## Goal
Below is a listing. Return the lines from the one that contains "Emit a Python" to the one that contains "0.00060, 0.00035, 0.00015]", both ends included, verbatim and with no pictures.

** start Task input **

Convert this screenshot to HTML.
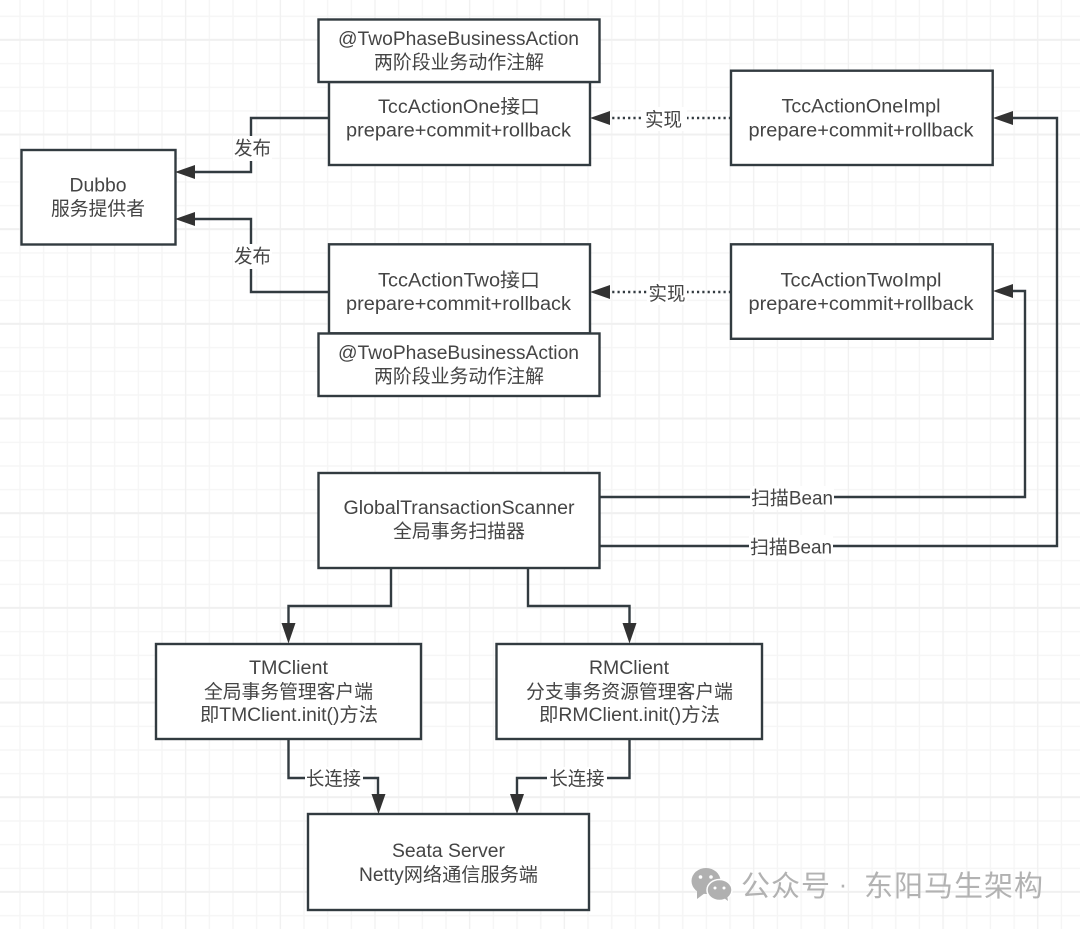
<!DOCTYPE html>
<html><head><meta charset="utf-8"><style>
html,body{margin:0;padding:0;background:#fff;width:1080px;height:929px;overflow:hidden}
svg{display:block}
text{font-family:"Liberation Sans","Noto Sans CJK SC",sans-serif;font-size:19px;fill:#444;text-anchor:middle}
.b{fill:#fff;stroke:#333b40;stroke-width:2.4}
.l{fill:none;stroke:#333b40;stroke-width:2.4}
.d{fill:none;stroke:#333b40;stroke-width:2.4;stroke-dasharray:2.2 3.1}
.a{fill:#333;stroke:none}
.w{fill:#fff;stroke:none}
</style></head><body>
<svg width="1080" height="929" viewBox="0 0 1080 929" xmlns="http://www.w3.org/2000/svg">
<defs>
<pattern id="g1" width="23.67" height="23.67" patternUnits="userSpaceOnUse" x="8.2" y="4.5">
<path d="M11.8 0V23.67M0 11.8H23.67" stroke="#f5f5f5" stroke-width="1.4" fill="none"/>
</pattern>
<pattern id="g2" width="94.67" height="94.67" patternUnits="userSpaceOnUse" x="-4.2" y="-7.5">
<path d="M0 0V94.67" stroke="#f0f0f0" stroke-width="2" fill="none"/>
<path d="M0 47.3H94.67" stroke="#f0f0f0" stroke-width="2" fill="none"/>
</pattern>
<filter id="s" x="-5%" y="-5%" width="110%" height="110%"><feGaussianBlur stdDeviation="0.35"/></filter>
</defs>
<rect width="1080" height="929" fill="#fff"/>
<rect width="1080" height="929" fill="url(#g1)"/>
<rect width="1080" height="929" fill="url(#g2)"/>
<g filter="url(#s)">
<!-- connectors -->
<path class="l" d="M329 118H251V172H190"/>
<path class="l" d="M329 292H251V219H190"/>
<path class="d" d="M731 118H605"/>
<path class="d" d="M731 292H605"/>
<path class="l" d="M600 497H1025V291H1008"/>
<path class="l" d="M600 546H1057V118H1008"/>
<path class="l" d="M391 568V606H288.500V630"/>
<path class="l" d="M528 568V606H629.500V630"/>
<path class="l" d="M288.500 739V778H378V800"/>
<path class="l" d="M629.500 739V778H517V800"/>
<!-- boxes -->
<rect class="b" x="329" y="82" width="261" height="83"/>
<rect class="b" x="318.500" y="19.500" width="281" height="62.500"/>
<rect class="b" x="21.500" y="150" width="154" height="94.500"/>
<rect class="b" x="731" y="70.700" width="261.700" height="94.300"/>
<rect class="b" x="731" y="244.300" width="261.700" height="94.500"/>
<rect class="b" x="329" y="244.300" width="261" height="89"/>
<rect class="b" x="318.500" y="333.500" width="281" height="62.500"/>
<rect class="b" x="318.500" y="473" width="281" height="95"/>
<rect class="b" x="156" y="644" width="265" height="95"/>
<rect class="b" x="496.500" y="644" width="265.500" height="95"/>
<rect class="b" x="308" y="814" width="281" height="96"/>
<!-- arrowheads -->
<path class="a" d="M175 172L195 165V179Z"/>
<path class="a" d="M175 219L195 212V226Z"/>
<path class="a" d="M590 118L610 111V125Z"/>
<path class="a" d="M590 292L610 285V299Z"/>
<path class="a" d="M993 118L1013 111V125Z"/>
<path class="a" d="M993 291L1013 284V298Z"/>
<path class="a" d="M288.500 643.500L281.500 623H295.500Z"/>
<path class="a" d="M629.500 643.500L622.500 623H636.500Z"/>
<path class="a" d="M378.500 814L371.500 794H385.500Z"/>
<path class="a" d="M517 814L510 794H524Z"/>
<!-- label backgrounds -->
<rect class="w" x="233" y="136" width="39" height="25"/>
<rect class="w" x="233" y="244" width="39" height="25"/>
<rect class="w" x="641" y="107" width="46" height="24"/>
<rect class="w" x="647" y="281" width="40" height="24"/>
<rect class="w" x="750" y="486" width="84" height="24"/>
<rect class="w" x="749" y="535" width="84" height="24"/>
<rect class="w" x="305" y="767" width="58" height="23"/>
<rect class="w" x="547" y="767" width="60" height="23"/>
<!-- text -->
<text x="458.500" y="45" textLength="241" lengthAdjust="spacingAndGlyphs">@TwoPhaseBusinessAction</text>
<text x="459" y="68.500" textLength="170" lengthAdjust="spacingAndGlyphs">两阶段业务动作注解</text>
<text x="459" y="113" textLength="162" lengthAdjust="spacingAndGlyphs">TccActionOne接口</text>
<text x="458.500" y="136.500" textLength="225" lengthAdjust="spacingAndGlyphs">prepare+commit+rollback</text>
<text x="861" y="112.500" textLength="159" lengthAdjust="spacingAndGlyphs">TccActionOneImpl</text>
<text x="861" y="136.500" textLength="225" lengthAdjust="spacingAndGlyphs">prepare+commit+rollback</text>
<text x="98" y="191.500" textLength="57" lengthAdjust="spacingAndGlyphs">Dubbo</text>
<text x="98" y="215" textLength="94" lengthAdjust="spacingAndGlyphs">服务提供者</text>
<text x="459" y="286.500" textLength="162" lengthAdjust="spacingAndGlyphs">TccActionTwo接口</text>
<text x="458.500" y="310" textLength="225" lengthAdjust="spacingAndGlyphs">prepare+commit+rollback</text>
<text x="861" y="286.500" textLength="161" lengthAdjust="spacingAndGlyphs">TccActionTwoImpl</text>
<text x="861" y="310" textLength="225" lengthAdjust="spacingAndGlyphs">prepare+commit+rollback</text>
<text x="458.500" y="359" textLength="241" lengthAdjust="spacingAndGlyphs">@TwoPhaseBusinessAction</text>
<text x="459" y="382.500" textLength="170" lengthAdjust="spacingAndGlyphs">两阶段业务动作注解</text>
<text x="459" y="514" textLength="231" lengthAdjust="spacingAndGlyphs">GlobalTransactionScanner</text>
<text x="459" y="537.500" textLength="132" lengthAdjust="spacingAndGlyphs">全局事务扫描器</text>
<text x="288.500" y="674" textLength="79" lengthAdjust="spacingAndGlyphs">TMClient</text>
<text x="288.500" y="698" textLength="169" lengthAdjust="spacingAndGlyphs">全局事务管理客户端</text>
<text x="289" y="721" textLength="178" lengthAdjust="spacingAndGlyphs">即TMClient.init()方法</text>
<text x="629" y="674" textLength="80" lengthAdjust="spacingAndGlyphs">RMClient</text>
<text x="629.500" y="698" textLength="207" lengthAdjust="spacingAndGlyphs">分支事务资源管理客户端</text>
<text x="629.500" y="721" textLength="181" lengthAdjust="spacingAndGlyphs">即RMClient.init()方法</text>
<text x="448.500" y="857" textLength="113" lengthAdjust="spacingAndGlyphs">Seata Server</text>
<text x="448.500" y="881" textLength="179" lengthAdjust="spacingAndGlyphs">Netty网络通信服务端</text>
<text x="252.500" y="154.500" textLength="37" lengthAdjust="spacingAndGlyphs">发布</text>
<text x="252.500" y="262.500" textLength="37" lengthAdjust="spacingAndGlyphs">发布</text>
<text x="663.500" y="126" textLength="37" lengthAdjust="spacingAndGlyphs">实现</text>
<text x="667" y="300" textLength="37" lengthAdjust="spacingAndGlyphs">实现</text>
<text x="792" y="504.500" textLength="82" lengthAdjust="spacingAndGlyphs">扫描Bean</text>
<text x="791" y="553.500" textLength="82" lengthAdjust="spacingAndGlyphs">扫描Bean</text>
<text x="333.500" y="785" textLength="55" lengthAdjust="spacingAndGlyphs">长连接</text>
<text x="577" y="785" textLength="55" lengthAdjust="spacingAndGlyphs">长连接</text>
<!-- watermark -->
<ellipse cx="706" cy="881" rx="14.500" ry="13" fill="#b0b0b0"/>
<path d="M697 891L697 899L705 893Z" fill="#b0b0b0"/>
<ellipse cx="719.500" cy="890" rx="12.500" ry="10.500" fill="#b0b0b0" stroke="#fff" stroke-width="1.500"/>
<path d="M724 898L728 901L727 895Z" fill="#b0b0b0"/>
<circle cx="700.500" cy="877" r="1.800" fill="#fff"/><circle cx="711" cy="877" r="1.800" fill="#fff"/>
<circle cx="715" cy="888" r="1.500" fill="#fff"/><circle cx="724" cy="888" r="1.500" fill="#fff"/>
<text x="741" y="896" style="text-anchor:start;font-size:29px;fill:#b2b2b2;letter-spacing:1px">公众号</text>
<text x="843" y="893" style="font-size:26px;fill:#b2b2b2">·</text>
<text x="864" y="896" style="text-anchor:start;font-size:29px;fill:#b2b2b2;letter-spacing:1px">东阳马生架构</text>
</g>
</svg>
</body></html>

** end Task input **
** start Task input **

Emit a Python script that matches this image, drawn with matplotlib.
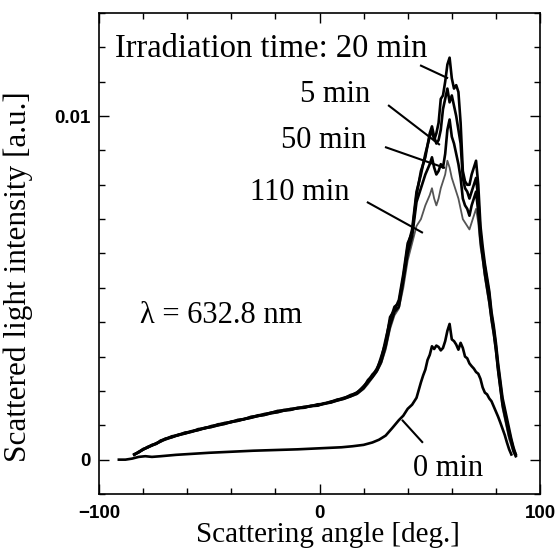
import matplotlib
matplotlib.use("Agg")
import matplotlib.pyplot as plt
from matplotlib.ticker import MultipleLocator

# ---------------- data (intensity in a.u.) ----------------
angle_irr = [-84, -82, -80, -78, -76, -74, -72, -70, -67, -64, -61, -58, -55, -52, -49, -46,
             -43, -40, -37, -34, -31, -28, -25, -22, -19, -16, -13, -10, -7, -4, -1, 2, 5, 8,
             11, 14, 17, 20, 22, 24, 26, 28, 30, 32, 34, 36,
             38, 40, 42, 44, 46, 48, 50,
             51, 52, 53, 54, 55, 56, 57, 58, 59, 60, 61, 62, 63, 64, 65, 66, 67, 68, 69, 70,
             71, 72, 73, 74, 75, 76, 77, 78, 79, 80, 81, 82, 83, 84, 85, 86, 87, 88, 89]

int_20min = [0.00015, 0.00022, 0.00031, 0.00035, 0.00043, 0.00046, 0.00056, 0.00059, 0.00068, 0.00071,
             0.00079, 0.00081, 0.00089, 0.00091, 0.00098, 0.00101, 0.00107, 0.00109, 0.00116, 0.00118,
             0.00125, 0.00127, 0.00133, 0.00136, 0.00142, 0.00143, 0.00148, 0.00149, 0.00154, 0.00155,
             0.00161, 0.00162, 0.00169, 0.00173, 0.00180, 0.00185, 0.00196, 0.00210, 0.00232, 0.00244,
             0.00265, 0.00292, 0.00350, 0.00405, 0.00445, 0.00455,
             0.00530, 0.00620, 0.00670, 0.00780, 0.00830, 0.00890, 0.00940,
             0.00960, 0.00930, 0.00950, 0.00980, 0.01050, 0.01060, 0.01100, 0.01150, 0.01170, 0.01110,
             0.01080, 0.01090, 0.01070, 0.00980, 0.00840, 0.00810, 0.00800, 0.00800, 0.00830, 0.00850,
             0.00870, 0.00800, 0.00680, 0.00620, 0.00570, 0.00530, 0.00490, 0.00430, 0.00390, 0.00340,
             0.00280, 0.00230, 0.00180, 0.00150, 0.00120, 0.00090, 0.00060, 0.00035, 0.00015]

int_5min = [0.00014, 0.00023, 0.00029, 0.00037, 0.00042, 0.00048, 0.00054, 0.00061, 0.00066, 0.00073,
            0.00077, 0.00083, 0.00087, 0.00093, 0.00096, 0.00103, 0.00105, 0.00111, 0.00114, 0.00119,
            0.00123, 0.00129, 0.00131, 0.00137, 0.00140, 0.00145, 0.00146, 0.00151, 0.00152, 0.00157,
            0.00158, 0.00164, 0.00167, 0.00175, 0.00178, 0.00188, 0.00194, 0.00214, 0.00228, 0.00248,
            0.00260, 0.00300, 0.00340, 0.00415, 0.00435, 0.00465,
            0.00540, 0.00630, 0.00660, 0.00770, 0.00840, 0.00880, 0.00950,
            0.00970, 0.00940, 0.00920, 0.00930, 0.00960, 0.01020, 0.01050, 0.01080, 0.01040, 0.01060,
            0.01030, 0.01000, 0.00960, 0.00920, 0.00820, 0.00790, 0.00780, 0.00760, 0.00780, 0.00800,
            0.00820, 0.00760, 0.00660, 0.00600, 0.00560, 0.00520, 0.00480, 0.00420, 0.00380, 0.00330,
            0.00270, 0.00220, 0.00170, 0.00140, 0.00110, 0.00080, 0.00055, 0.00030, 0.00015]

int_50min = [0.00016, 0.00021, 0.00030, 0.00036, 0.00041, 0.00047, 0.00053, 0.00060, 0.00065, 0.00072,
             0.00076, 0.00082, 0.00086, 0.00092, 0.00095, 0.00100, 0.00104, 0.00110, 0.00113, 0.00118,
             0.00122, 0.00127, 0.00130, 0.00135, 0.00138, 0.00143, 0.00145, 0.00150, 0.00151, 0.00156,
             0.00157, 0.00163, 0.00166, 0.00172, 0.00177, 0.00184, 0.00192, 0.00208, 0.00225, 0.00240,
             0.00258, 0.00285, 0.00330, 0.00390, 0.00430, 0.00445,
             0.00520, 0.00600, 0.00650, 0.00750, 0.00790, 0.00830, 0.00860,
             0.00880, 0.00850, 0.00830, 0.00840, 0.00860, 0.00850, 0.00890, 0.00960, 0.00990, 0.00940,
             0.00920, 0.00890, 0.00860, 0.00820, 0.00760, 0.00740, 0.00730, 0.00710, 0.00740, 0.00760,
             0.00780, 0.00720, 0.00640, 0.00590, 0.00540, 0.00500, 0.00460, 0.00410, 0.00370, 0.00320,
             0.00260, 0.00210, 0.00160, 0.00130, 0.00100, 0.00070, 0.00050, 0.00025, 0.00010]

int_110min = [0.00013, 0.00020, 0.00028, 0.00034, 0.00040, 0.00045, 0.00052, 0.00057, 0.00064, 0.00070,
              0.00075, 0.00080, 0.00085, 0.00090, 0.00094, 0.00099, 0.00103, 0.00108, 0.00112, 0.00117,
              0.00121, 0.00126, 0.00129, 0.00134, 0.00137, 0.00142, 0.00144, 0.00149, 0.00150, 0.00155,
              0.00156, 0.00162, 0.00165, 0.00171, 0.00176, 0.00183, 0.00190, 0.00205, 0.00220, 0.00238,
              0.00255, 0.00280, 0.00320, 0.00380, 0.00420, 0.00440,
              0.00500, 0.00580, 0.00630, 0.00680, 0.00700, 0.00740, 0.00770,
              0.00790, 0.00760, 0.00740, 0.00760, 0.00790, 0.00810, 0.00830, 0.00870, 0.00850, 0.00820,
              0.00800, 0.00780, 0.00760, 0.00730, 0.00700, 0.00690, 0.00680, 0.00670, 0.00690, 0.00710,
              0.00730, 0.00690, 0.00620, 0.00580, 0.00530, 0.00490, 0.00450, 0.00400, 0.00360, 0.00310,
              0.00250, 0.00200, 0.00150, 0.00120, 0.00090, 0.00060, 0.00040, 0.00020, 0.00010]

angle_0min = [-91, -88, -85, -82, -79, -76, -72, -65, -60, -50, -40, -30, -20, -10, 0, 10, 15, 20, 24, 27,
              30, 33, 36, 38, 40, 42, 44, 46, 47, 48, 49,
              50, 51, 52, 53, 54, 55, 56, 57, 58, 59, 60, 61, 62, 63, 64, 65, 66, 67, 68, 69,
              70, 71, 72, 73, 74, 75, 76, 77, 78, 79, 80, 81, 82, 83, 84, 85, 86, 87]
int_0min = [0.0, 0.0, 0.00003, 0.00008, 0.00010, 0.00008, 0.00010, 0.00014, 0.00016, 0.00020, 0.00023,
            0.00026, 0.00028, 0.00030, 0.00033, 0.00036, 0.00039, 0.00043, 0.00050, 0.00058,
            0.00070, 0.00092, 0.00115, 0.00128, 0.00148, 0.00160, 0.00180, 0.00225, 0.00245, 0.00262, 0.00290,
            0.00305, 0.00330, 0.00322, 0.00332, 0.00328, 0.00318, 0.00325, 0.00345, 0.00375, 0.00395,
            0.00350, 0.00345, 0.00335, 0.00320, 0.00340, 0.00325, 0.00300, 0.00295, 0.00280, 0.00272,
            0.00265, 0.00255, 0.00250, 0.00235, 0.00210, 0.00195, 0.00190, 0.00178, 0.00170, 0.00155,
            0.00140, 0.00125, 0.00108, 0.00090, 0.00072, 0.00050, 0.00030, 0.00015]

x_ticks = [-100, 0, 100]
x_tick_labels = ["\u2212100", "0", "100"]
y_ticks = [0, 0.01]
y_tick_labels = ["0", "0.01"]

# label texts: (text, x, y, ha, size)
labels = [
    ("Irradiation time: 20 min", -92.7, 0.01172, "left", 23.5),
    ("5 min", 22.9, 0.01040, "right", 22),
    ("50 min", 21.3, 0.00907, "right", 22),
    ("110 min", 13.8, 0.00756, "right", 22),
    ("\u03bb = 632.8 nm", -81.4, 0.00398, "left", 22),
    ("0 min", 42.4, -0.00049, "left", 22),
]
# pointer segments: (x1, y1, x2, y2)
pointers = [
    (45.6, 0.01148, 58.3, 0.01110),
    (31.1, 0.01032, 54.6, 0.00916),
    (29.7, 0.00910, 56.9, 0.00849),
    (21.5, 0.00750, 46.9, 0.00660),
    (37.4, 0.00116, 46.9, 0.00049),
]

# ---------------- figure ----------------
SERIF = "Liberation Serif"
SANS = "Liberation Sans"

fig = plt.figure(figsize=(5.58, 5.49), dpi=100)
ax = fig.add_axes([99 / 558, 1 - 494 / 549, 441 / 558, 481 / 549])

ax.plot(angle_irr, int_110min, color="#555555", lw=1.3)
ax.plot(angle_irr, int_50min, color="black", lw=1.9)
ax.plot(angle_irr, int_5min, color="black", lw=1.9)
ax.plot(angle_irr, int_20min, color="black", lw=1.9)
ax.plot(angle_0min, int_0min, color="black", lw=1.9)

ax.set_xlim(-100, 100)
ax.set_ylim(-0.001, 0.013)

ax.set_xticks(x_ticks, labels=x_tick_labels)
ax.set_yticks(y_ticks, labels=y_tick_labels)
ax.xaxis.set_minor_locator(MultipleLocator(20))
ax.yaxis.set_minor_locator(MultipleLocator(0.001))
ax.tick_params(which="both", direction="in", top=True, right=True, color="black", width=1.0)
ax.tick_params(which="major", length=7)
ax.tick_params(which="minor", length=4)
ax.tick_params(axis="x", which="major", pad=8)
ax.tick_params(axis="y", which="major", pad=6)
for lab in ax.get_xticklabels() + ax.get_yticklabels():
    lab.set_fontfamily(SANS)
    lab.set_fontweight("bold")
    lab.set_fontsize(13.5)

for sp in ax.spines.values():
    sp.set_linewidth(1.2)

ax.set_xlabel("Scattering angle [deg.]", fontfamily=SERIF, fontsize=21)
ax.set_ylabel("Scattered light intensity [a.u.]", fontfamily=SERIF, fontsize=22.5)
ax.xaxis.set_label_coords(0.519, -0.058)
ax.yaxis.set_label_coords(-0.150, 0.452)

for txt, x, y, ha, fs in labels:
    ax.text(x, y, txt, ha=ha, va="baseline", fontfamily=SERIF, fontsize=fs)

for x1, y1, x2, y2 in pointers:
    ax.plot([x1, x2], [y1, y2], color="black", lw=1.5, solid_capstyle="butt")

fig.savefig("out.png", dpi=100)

** end Task input **

## The completed task
Emit a Python script that matches this image, drawn with matplotlib.
import matplotlib
matplotlib.use("Agg")
import matplotlib.pyplot as plt
from matplotlib.ticker import MultipleLocator

# ---------------- data (intensity in a.u.) ----------------
angle_irr = [-84, -82, -80, -78, -76, -74, -72, -70, -67, -64, -61, -58, -55, -52, -49, -46,
             -43, -40, -37, -34, -31, -28, -25, -22, -19, -16, -13, -10, -7, -4, -1, 2, 5, 8,
             11, 14, 17, 20, 22, 24, 26, 28, 30, 32, 34, 36,
             38, 40, 42, 44, 46, 48, 50,
             51, 52, 53, 54, 55, 56, 57, 58, 59, 60, 61, 62, 63, 64, 65, 66, 67, 68, 69, 70,
             71, 72, 73, 74, 75, 76, 77, 78, 79, 80, 81, 82, 83, 84, 85, 86, 87, 88, 89]

int_20min = [0.00015, 0.00022, 0.00031, 0.00035, 0.00043, 0.00046, 0.00056, 0.00059, 0.00068, 0.00071,
             0.00079, 0.00081, 0.00089, 0.00091, 0.00098, 0.00101, 0.00107, 0.00109, 0.00116, 0.00118,
             0.00125, 0.00127, 0.00133, 0.00136, 0.00142, 0.00143, 0.00148, 0.00149, 0.00154, 0.00155,
             0.00161, 0.00162, 0.00169, 0.00173, 0.00180, 0.00185, 0.00196, 0.00210, 0.00232, 0.00244,
             0.00265, 0.00292, 0.00350, 0.00405, 0.00445, 0.00455,
             0.00530, 0.00620, 0.00670, 0.00780, 0.00830, 0.00890, 0.00940,
             0.00960, 0.00930, 0.00950, 0.00980, 0.01050, 0.01060, 0.01100, 0.01150, 0.01170, 0.01110,
             0.01080, 0.01090, 0.01070, 0.00980, 0.00840, 0.00810, 0.00800, 0.00800, 0.00830, 0.00850,
             0.00870, 0.00800, 0.00680, 0.00620, 0.00570, 0.00530, 0.00490, 0.00430, 0.00390, 0.00340,
             0.00280, 0.00230, 0.00180, 0.00150, 0.00120, 0.00090, 0.00060, 0.00035, 0.00015]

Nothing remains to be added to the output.